--- Start of Input ---

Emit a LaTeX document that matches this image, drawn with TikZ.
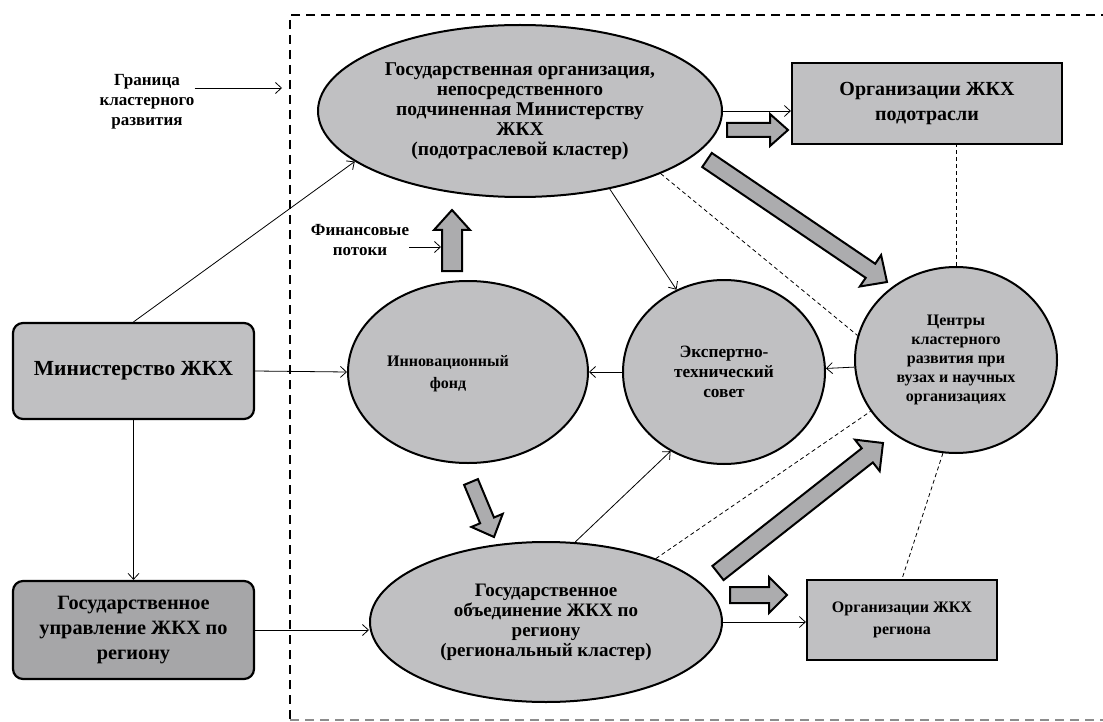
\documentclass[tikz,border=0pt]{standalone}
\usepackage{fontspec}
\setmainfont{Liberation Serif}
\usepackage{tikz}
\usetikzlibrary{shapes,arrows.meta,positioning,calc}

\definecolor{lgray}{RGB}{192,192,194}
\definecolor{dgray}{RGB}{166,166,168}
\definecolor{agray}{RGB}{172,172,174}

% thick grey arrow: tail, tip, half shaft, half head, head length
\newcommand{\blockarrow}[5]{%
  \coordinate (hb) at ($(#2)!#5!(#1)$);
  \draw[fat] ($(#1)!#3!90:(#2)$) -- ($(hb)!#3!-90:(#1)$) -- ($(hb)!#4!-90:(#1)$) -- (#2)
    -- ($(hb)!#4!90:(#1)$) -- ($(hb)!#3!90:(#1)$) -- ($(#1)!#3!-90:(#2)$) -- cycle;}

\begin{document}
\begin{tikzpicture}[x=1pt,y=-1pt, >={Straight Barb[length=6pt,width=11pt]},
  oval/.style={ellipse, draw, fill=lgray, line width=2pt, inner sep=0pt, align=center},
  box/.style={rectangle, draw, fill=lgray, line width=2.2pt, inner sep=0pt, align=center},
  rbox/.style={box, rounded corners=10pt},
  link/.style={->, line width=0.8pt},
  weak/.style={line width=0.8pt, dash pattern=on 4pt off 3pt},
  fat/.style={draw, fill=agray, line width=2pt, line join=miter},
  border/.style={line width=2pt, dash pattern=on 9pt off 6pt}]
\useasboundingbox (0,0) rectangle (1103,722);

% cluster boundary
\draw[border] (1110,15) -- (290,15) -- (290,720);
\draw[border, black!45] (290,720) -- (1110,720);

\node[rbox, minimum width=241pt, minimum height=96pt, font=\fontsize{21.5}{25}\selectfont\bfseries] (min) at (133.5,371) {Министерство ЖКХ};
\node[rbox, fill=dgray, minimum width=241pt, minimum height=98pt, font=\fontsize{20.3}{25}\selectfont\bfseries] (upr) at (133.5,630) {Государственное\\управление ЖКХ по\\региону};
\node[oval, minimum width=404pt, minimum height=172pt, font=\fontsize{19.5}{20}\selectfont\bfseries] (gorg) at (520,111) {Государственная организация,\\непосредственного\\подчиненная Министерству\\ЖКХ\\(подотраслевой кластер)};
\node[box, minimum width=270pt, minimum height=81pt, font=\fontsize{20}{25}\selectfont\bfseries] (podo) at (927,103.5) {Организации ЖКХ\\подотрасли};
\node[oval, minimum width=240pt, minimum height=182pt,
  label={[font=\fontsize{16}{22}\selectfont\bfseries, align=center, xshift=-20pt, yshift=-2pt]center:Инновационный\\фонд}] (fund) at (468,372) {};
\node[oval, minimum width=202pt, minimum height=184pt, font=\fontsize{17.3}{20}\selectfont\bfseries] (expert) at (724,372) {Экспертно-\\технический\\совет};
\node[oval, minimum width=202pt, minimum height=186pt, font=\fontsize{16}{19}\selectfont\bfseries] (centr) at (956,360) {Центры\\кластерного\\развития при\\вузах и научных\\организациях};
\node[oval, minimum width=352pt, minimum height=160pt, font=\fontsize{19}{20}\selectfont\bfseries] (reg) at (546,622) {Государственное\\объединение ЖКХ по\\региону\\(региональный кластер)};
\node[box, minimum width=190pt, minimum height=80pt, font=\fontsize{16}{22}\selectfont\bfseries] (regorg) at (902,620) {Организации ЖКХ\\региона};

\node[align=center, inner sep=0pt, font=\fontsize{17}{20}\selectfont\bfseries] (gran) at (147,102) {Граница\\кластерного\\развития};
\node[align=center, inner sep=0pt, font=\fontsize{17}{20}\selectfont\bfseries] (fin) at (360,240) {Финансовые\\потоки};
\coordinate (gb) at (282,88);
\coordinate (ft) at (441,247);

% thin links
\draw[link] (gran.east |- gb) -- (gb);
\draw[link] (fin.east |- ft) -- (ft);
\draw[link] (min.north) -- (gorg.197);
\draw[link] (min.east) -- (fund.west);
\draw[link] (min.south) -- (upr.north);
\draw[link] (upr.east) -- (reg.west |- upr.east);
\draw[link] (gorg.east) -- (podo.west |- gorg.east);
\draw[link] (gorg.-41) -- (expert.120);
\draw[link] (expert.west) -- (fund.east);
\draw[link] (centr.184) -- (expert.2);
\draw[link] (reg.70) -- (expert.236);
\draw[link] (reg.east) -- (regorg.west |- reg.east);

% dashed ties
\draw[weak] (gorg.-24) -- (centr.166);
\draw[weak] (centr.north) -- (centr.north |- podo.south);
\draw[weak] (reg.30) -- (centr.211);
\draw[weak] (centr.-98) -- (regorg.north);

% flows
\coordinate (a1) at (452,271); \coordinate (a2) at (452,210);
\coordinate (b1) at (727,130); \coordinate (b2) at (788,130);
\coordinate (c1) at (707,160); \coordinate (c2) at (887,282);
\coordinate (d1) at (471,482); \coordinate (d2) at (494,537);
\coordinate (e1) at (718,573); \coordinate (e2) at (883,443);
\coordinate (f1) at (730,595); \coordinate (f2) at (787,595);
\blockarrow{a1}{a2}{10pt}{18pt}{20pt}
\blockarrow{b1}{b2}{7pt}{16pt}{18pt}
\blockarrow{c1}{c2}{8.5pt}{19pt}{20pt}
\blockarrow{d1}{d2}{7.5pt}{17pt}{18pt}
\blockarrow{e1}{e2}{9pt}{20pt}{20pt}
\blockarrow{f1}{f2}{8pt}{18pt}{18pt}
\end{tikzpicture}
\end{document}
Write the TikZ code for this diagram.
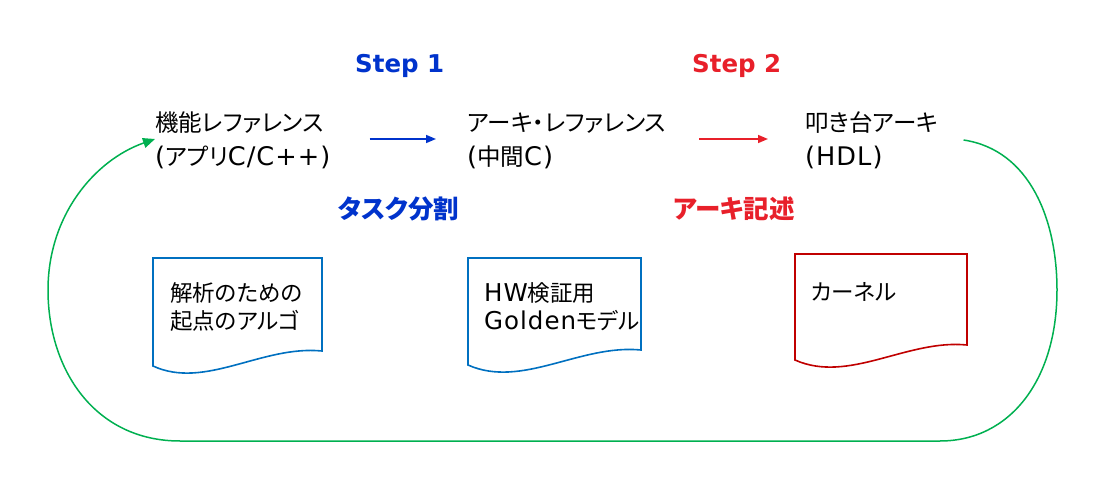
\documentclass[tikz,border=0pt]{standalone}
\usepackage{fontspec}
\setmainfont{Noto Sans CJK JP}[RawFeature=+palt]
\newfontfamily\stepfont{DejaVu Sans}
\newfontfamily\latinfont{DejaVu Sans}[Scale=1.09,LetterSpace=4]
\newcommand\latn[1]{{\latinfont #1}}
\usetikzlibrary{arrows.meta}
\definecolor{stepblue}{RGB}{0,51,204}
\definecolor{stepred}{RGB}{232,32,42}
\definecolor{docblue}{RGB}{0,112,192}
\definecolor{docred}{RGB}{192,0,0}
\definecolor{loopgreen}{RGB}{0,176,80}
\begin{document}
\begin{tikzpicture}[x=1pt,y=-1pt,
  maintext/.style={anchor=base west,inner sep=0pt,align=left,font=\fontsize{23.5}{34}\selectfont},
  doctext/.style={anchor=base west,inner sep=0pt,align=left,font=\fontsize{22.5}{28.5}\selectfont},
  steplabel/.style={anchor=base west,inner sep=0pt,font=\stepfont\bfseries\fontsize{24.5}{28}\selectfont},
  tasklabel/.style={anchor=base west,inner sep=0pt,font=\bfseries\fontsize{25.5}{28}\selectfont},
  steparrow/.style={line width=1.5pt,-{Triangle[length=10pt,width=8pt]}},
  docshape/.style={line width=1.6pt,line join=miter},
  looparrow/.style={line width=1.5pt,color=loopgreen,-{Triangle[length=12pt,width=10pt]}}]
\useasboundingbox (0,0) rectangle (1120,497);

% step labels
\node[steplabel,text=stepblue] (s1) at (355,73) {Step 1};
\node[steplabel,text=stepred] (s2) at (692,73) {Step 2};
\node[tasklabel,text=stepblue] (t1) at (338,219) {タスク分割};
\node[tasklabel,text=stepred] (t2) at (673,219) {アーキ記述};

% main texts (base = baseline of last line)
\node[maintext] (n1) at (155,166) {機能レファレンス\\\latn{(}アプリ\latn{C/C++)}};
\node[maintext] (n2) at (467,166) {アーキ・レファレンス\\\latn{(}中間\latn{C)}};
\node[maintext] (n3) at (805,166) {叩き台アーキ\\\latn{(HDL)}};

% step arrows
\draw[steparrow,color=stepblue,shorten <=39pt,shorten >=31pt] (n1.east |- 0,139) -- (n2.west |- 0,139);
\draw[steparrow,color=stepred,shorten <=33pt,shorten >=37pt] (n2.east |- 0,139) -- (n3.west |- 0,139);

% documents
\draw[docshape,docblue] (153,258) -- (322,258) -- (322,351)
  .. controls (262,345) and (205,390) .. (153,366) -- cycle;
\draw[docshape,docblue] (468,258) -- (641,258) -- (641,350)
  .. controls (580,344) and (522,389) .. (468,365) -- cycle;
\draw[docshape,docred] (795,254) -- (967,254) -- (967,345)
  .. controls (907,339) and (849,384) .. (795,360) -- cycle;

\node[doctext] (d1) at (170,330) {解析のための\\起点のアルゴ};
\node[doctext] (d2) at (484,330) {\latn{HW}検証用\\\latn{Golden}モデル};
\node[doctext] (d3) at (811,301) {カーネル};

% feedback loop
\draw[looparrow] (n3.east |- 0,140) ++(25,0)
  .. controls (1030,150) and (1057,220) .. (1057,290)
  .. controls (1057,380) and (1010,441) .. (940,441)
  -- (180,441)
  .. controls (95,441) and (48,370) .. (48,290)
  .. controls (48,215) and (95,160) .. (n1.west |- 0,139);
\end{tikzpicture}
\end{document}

--- End of Input ---

Exercise details
Go through the material and select each line with the string "this" in it.

Problem solution
Emit a LaTeX document that matches this image, drawn with TikZ.
Write the TikZ code for this diagram.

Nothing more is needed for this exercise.